6. The sign_buffer function then executes the child process gathering the
resulting signature and status information. It does a string match against
the status data looking for "\n[GNUPG:] SIG_CREATED " to determine if the
signing operation succeeded.
7. If the signing was successful, the do_sign_commit function then inserts the
signature as a "gpgsig" header in the commit data.
#### Tags
0. Signing tags is much more simple. If the sign flag `-s` is passed to the
`git tag` command, after the tag is built, it is passed to the sign_buffer
function. Currently the `git tag` command does not support specifying the
<key-id> on the command line so step 1 in the Commits section above is not
done. Only the git_gpg_config function is called to load and store the
correct signing key id before calling the sign_buffer function.
1. The steps 3-6 in the above Commits section are the same.
2. After the sign_buffer returns, if it was successful, the signature data is
simply appended to the end of the tag data.
### Signature Verification
The important part here is the way Git interfaces with external tools. When it
shells out to GPG, it first writes the signature to a temporary file and then
pipes the signed content to GPG over stdin and reads back the machine parseable
status over stdout. Below is a detailed explaination of the execution flow for
verifying signed commits and tags.
#### Commits
0. Commit verification starts in commit.c in the check_commit_signature
function.
1. It first parses the commit buffer looking for the "gpgsig" start sigil and
then extracts the signature data up to the next empty line in the commit
buffer (commit.c parse_signed_commit).
2. It then calls check_signature passing the commit buffer and the signature
buffer (commit.c around line 1099). This is the entry point into the GPG
infrastructure code in gpg-interface.c.
3. The check_signature function initialized the signature check structure
members and then calls verify_signed_buffer (gpg-interface.c around line
196).
4. The verify_signed_buffer first creates a temporary file (mkstemp) and saves
the signature to the file.
5. The verify_signed_buffer then calls get_format_by_sig which does string
matching against the signature buffer to determine if the signature is a GPG
signature ("-----BEGIN PGP SIGNATURE-----") or a GPGSM signature
("-----BEGIN PGP MESSAGE-----").
6. The verify_signed_buffer initializes a child_process struct with the correct
executable name and parameters to run the external tool to verify the
signature and get the machine parseable response.
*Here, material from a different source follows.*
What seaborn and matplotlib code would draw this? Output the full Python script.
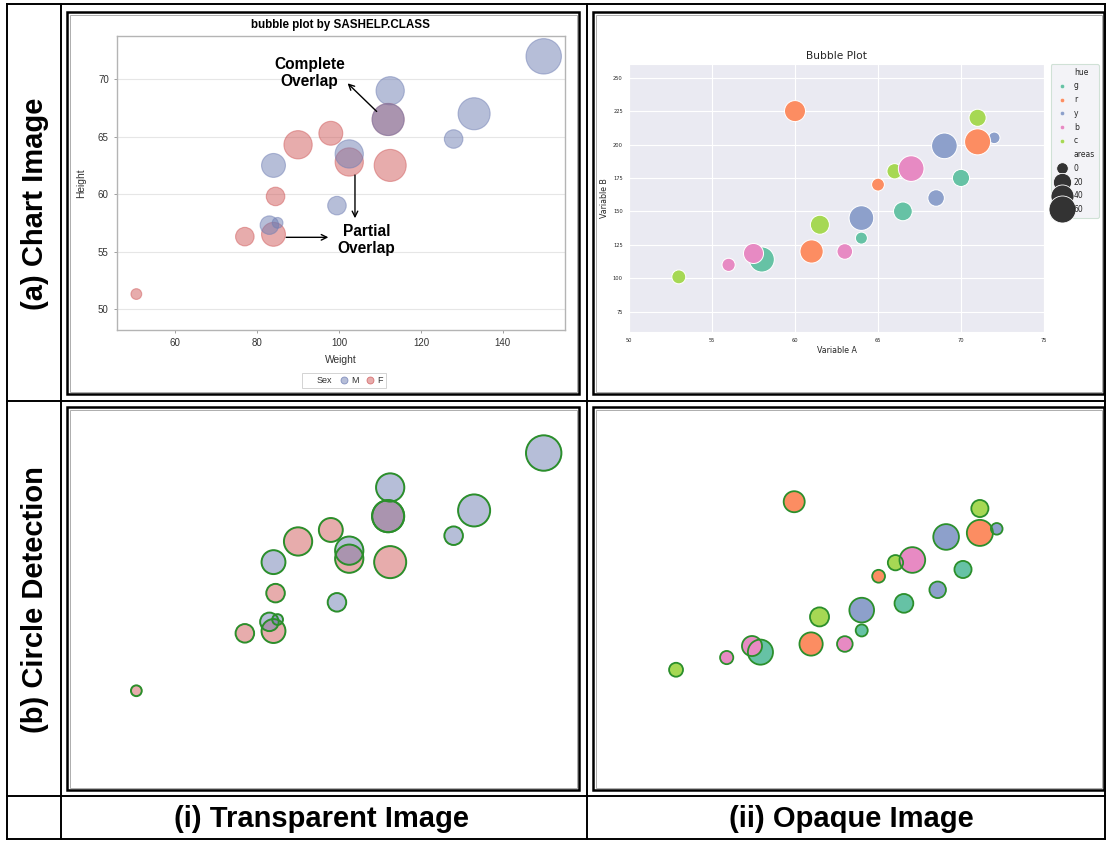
import matplotlib
matplotlib.use("Agg")
import matplotlib.pyplot as plt
import seaborn as sns
import pandas as pd
from matplotlib.lines import Line2D
from matplotlib.patches import Rectangle
from matplotlib.colors import to_rgba

# ---------------- data: (i) SASHELP.CLASS bubble plot ----------------
sas_weight = [112.5, 84.0, 98.0, 102.5, 102.5, 83.0, 84.5, 112.5, 84.0, 99.5,
              50.5, 90.0, 77.0, 112.0, 150.0, 128.0, 133.0, 85.0, 112.0]
sas_height = [69.0, 56.5, 65.3, 62.8, 63.5, 57.3, 59.8, 62.5, 62.5, 59.0,
              51.3, 64.3, 56.3, 66.5, 72.0, 64.8, 67.0, 57.5, 66.5]
sas_sex = ['M', 'F', 'F', 'F', 'M', 'M', 'F', 'F', 'M', 'M',
           'F', 'F', 'F', 'F', 'M', 'M', 'M', 'M', 'M']
sas_age = [14, 13, 13, 14, 14, 12, 12, 15, 13, 12,
           11, 14, 12, 15, 16, 12, 15, 11, 15]
sas_sex_levels = ['M', 'F']
sas_xticks = [60, 80, 100, 120, 140]
sas_yticks = [50, 55, 60, 65, 70]

# ---------------- data: (ii) seaborn bubble plot ----------------
var_a = [53, 56, 58, 57.5, 60, 61, 61.5, 63, 64, 64,
         65, 66, 67, 66.5, 68.5, 69, 70, 71, 72, 71]
var_b = [101, 110, 114, 118.5, 225, 120, 140, 120, 130, 145,
         170, 180, 182, 150, 160, 199, 175, 220, 205, 202]
hue_lbl = ['c', 'b', 'g', 'b', 'r', 'r', 'c', 'b', 'g', 'y',
           'r', 'c', 'b', 'g', 'y', 'y', 'g', 'c', 'y', 'r']
areas = [6, 4, 50, 27, 31, 41, 23, 11, 1, 48,
         3, 10, 53, 22, 14, 53, 16, 16, 0, 55]
hue_levels = ['g', 'r', 'y', 'b', 'c']
area_legend = [0, 20, 40, 60]
b_xticks = [50, 55, 60, 65, 70, 75]
b_yticks = [75, 100, 125, 150, 175, 200, 225, 250]

row_labels = ['(a) Chart Image', '(b) Circle Detection']
col_labels = ['(i) Transparent Image', '(ii) Opaque Image']

# ---------------- styling ----------------
W, H = 1106, 841
SAS_PAL = {'M': '#6F7EB3', 'F': '#D05B5B'}
SAS_SIZES = (60, 650)
B_SIZES = (70, 378)
B_NORM = (0, 60)
DET_GREEN = '#2b8f2b'
SAS_FONT = 'Liberation Sans'

df_sas = pd.DataFrame({'Weight': sas_weight, 'Height': sas_height,
                       'Sex': sas_sex, 'Age': sas_age})
df_b = pd.DataFrame({'Variable A': var_a, 'Variable B': var_b,
                     'hue': hue_lbl, 'areas': areas})
pal_b = dict(zip(hue_levels, sns.color_palette('Set2', len(hue_levels))))


def rect(x0, y0, x1, y1):
    return [x0 / W, 1 - y1 / H, (x1 - x0) / W, (y1 - y0) / H]


fig = plt.figure(figsize=(W / 100, H / 100), dpi=100)
fig.patch.set_facecolor('white')

# ---------------- table grid & frames ----------------
bg = fig.add_axes([0, 0, 1, 1])
bg.set_xlim(0, W)
bg.set_ylim(H, 0)
bg.axis('off')
bg.set_zorder(-5)
for x in (7, 61, 587, 1105):
    bg.add_line(Line2D([x, x], [4, 839], color='black', lw=1.4))
for y in (4, 401, 796, 839):
    bg.add_line(Line2D([7, 1105], [y, y], color='black', lw=1.4))
for (x0, y0, x1, y1) in [(67, 12, 579, 394), (593, 12, 1104, 394),
                         (67, 407, 579, 790), (593, 407, 1104, 790)]:
    bg.add_patch(Rectangle((x0, y0), x1 - x0, y1 - y0, fill=False,
                           ec='black', lw=1.8))
    bg.add_patch(Rectangle((x0 + 2.5, y0 + 2.5), x1 - x0 - 5, y1 - y0 - 5,
                           fill=False, ec='#a0a0a0', lw=0.6))
for lbl, yc in zip(row_labels, (204, 600)):
    bg.text(35, yc, lbl, rotation=90, ha='center', va='center', fontsize=21,
            fontweight='bold', family=SAS_FONT)
for lbl, xc in zip(col_labels, (321, 851)):
    bg.text(xc, 819, lbl, ha='center', va='center', fontsize=21,
            fontweight='bold', family=SAS_FONT)


def sas_bubbles(ax):
    sns.scatterplot(data=df_sas, x='Weight', y='Height', hue='Sex',
                    hue_order=sas_sex_levels, palette=SAS_PAL, size='Age',
                    sizes=SAS_SIZES, alpha=0.5, edgecolor='face',
                    linewidth=0.8, legend=False, ax=ax)


def set_sas_limits(ax):
    ax.set_xlim(45.7, 155.2)
    ax.set_ylim(48.17, 73.77)


# ---------------- (a)(i) SAS chart ----------------
ax_a = fig.add_axes(rect(116.7, 36, 565, 330))
ax_a.set_facecolor('white')
sas_bubbles(ax_a)
set_sas_limits(ax_a)
ax_a.set_xticks(sas_xticks)
ax_a.set_yticks(sas_yticks)
ax_a.grid(axis='y', color='#e6e6e6', lw=0.8)
ax_a.grid(axis='x', visible=False)
ax_a.set_axisbelow(True)
for sp in ax_a.spines.values():
    sp.set_color('#b4b4b4')
    sp.set_linewidth(1.0)
ax_a.tick_params(length=2.2, width=0.7, color='#a0a0a0', labelcolor='#333333',
                 labelsize=7, pad=3.5)
for t in ax_a.get_xticklabels() + ax_a.get_yticklabels():
    t.set_fontfamily(SAS_FONT)
ax_a.set_xlabel('Weight', fontsize=7.4, family=SAS_FONT, color='#333333',
                labelpad=5)
ax_a.set_ylabel('Height', fontsize=7.4, family=SAS_FONT, color='#333333',
                labelpad=8.5)
ax_a.set_title('bubble plot by SASHELP.CLASS', fontsize=8.4, fontweight='bold',
               family=SAS_FONT, pad=5.6)

arrow_kw = dict(arrowstyle='->', color='black', lw=1.0, shrinkA=0, shrinkB=0,
                mutation_scale=10)
ax_a.annotate('', xy=(102.1, 69.65), xytext=(109.2, 67.2), arrowprops=arrow_kw)
ax_a.annotate('', xy=(103.9, 57.9), xytext=(103.9, 61.66), arrowprops=arrow_kw)
ax_a.annotate('', xy=(97.4, 56.24), xytext=(87.1, 56.24), arrowprops=arrow_kw)
ax_a.text(92.8, 70.52, 'Complete\nOverlap', ha='center', va='center',
          fontsize=11.2, fontweight='bold', family=SAS_FONT, linespacing=1.15)
ax_a.text(106.75, 56.0, 'Partial\nOverlap', ha='center', va='center',
          fontsize=11.2, fontweight='bold', family=SAS_FONT, linespacing=1.15)

sex_handles = [Line2D([], [], linestyle='none')]
sex_labels = ['Sex']
for s in sas_sex_levels:
    sex_handles.append(Line2D([], [], linestyle='none', marker='o', markersize=5,
                              markerfacecolor=to_rgba(SAS_PAL[s], 0.5),
                              markeredgecolor=to_rgba(SAS_PAL[s], 0.8),
                              markeredgewidth=0.6))
    sex_labels.append(s)
leg_a = ax_a.legend(sex_handles, sex_labels, ncol=3, loc='center',
                    bbox_to_anchor=(0.507, -0.172), frameon=True, fancybox=False,
                    edgecolor='#c8c8c8', handlelength=1.0,
                    handletextpad=0.3, columnspacing=0.8, borderpad=0.3,
                    prop={'family': SAS_FONT, 'size': 6.5})
leg_a.get_frame().set_linewidth(0.7)
for t in leg_a.get_texts():
    t.set_color('#333333')

# ---------------- (a)(ii) seaborn chart ----------------
with sns.axes_style('darkgrid'):
    ax_b = fig.add_axes(rect(629, 64.3, 1044, 331.7))
sns.scatterplot(data=df_b, x='Variable A', y='Variable B', hue='hue',
                hue_order=hue_levels, palette=pal_b, size='areas',
                sizes=B_SIZES, size_norm=B_NORM, legend=False, ax=ax_b)
ax_b.set_xlim(b_xticks[0], b_xticks[-1])
ax_b.set_ylim(60, 260)
ax_b.set_xticks(b_xticks)
ax_b.set_yticks(b_yticks)
ax_b.tick_params(labelsize=3.7, pad=4.5, length=0, labelcolor='#262626')
ax_b.set_xlabel('Variable A', fontsize=5.7, labelpad=2.5, color='#262626')
ax_b.set_ylabel('Variable B', fontsize=5.7, labelpad=2.5, color='#262626')
ax_b.set_title('Bubble Plot', fontsize=7.7, pad=3.8, color='#262626')

b_handles = [Line2D([], [], linestyle='none')]
b_labels = ['hue']
for h in hue_levels:
    b_handles.append(Line2D([], [], linestyle='none', marker='o', markersize=3,
                            markerfacecolor=pal_b[h], markeredgecolor='white',
                            markeredgewidth=0.3))
    b_labels.append(h)
b_handles.append(Line2D([], [], linestyle='none'))
b_labels.append('areas')
for a in area_legend:
    s = B_SIZES[0] + (a - B_NORM[0]) / (B_NORM[1] - B_NORM[0]) * (B_SIZES[1] - B_SIZES[0])
    b_handles.append(Line2D([], [], linestyle='none', marker='o',
                            markersize=s ** 0.5, markerfacecolor='#333333',
                            markeredgecolor='white', markeredgewidth=0.6))
    b_labels.append(str(a))
leg_b = ax_b.legend(b_handles, b_labels, loc='upper left',
                    bbox_to_anchor=(1.016, 1.0), borderaxespad=0,
                    fontsize=5.5, labelspacing=0.62, handlelength=2.0,
                    handletextpad=0.6, borderpad=0.45, frameon=True)
leg_b.get_frame().set_edgecolor('#c6dccd')
leg_b.get_frame().set_facecolor('#f0f0f5')
leg_b.get_frame().set_linewidth(0.8)
for t in leg_b.get_texts():
    t.set_color('#262626')

# ---------------- (b)(i) circle detection on transparent chart ----------------
ax_c = fig.add_axes(rect(116.7, 432.7, 565, 726.7))
sas_bubbles(ax_c)
sns.scatterplot(data=df_sas, x='Weight', y='Height', size='Age',
                sizes=SAS_SIZES, color=DET_GREEN, legend=False, ax=ax_c)
det_c = ax_c.collections[-1]
det_c.set_facecolor('none')
det_c.set_edgecolor(DET_GREEN)
det_c.set_linewidth(1.4)
set_sas_limits(ax_c)
ax_c.axis('off')

# ---------------- (b)(ii) circle detection on opaque chart ----------------
ax_d = fig.add_axes(rect(625.4, 454.3, 1047.4, 725.3))
sns.scatterplot(data=df_b, x='Variable A', y='Variable B', hue='hue',
                hue_order=hue_levels, palette=pal_b, size='areas',
                sizes=B_SIZES, size_norm=B_NORM, linewidth=0, legend=False,
                ax=ax_d)
sns.scatterplot(data=df_b, x='Variable A', y='Variable B', size='areas',
                sizes=B_SIZES, size_norm=B_NORM, color=DET_GREEN,
                legend=False, ax=ax_d)
det_d = ax_d.collections[-1]
det_d.set_facecolor('none')
det_d.set_edgecolor(DET_GREEN)
det_d.set_linewidth(1.3)
ax_d.set_xlim(b_xticks[0], b_xticks[-1])
ax_d.set_ylim(60, 260)
ax_d.axis('off')

fig.savefig('out.png', dpi=100, facecolor='white')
7. When running GPG, Git uses the following command line:
`gpg --keyid-format=long --status-fd=1 --verify <tempfile with signature> -`
The code pipe-forks using Git's child_process infrastructure and pipes the
commit buffer to the child process' stdin and reads the machine parseable
status outputs from the child process' stdout (--status-fd=1).
8. The verify_signed_buffer then checks for the GPG string "\n[GNUPG:] GOODSIG "
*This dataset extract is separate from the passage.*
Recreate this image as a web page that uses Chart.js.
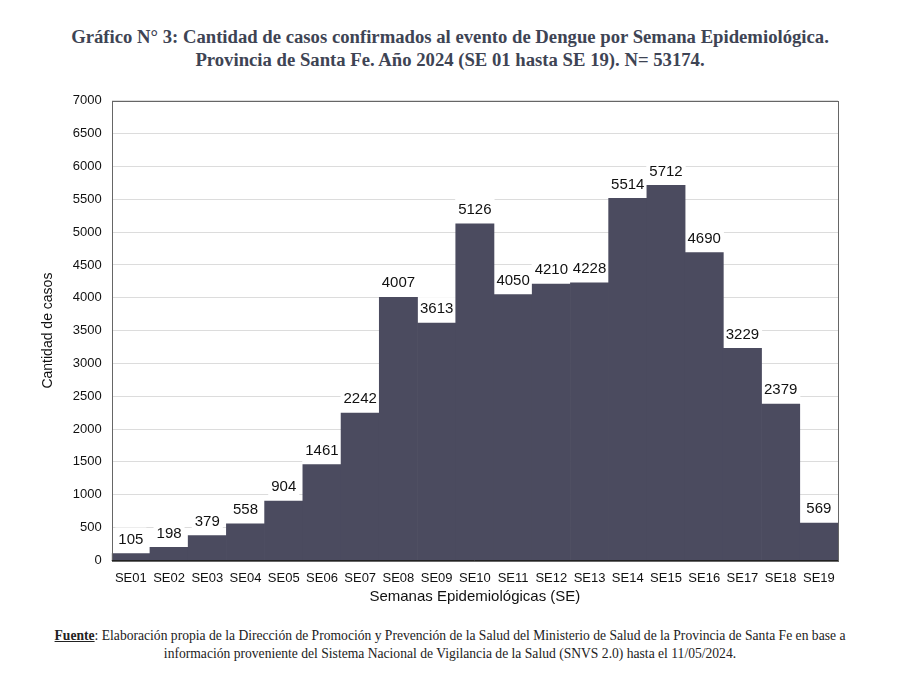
<!DOCTYPE html>
<html>
<head>
<meta charset="utf-8">
<script src="https://cdn.jsdelivr.net/npm/chart.js@4"></script>
<style>
  body { margin: 0; background: #fff; width: 900px; height: 674px; position: relative; overflow: hidden; }
  #title { position: absolute; top: 25px; left: 0; width: 900px; text-align: center;
    font-family: "Liberation Serif", serif; font-weight: bold; font-size: 18.7px; line-height: 23px; color: #3e4454; }
  #wrap { position: absolute; top: 83px; left: 0; width: 900px; height: 527px; }
  #foot { position: absolute; top: 627px; left: 0; width: 900px; text-align: center;
    font-family: "Liberation Serif", serif; font-size: 13.6px; line-height: 18px; color: #222; }
  #foot b { text-decoration: underline; }
</style>
</head>
<body>
<div id="title">Gráfico N° 3: Cantidad de casos confirmados al evento de Dengue por Semana Epidemiológica.<br>Provincia de Santa Fe. Año 2024 (SE 01 hasta SE 19). N= 53174.</div>
<div id="wrap"><canvas id="chart"></canvas></div>
<div id="foot"><b>Fuente</b>: Elaboración propia de la Dirección de Promoción y Prevención de la Salud del Ministerio de Salud de la Provincia de Santa Fe en base a<br>información proveniente del Sistema Nacional de Vigilancia de la Salud (SNVS 2.0) hasta el 11/05/2024.</div>
<script>
const weeks = ["SE01", "SE02", "SE03", "SE04", "SE05", "SE06", "SE07", "SE08", "SE09", "SE10",
  "SE11", "SE12", "SE13", "SE14", "SE15", "SE16", "SE17", "SE18", "SE19"];
const cases = [105, 198, 379, 558, 904, 1461, 2242, 4007, 3613, 5126,
  4050, 4210, 4228, 5514, 5712, 4690, 3229, 2379, 569];

const labelFont = "15px 'Liberation Sans', Arial, sans-serif";

// white boxes behind the value labels go under the bars, text goes on top
const valueLabels = {
  id: "valueLabels",
  beforeDatasetsDraw(chart) {
    const ctx = chart.ctx;
    ctx.save();
    ctx.font = labelFont;
    ctx.fillStyle = "#fff";
    chart.getDatasetMeta(0).data.forEach((bar, i) => {
      const w = ctx.measureText(String(cases[i])).width + 6;
      ctx.fillRect(bar.x - w / 2, bar.y - 26, w, 24);
    });
    ctx.restore();
  },
  afterDatasetsDraw(chart) {
    const ctx = chart.ctx;
    ctx.save();
    ctx.font = labelFont;
    ctx.textAlign = "center";
    ctx.textBaseline = "middle";
    ctx.fillStyle = "#111";
    chart.getDatasetMeta(0).data.forEach((bar, i) => {
      ctx.fillText(String(cases[i]), bar.x, bar.y - 14);
    });
    ctx.restore();
  }
};

const plotBorder = {
  id: "plotBorder",
  afterDraw(chart) {
    const a = chart.chartArea, ctx = chart.ctx;
    ctx.save();
    ctx.strokeStyle = "#666";
    ctx.lineWidth = 1;
    ctx.strokeRect(Math.round(a.left) + 0.5, Math.round(a.top) + 0.5, Math.round(a.right - a.left), Math.round(a.bottom - a.top));
    ctx.strokeStyle = "#222";
    ctx.beginPath();
    ctx.moveTo(a.left, Math.round(a.bottom) + 0.5);
    ctx.lineTo(a.right, Math.round(a.bottom) + 0.5);
    ctx.stroke();
    ctx.restore();
  }
};

new Chart(document.getElementById("chart"), {
  type: "bar",
  data: {
    labels: weeks,
    datasets: [{
      data: cases,
      backgroundColor: "#4b4b5f",
      barPercentage: 1,
      categoryPercentage: 1
    }]
  },
  options: {
    responsive: true,
    maintainAspectRatio: false,
    animation: false,
    layout: { padding: { left: 36, right: 62, top: 8, bottom: 0 } },
    plugins: { legend: { display: false }, tooltip: { enabled: false } },
    scales: {
      x: {
        grid: { display: false },
        border: { display: false },
        ticks: { color: "#111", padding: 2, font: { family: "'Liberation Sans', Arial", size: 13 }, maxRotation: 0 },
        title: { display: true, text: "Semanas Epidemiológicas (SE)", color: "#111",
          font: { family: "'Liberation Sans', Arial", size: 15 }, padding: { top: 0 } }
      },
      y: {
        min: 0, max: 7000,
        grid: { color: "#dcdcdc", drawTicks: false },
        border: { display: false },
        ticks: { stepSize: 500, color: "#111", padding: 10, font: { family: "'Liberation Sans', Arial", size: 13 },
          callback: v => String(v) },
        title: { display: true, text: "Cantidad de casos", color: "#111",
          font: { family: "'Liberation Sans', Arial", size: 14 }, padding: { bottom: 6 } }
      }
    }
  },
  plugins: [valueLabels, plotBorder]
});
</script>
</body>
</html>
to set the value of the return status to 1/true if the string exists.
9. The check_signature finishes by calling parse_gpg_output to parse the status
output into a signature status result character (e.g. 'U', 'E', 'N') that
mean different things. The meaning is listed in gpg-interface.c around line
97. It also parses out the signature verification lines that show the
creator and the date and the status so that they can be output to the log if
needed.
A. The stack unwinds back to commit.c
#### Tags
0. Tag verification starts in tag.c in the gpg_verify_tag function.
1. It first reads the oid_object_info to make sure the object is a tag before
reading the object file into memory (tag.c around line 47).
2. It then runs run_gpg_verify which first calls parse_signature which searches
for the GPG/GPGSM signature begin strings (e.g. "-----BEGIN PGP SIGNATURE-----")
and extracts the signature up to the first empty line after the signature
begin string.
3. Then the run_gpg_verify calls the check_signature function passing the
tag contents buffer and the signature buffer (tag.c line 29). This is the
main entry point into the GPG infrastructure code in gpg-interface.c.
4. The execution then follows steps 3-9 in the Commit section above.
5. The stack unwinds back to tag.c where the last thing that happens is
printing the signature check status if that was asked for.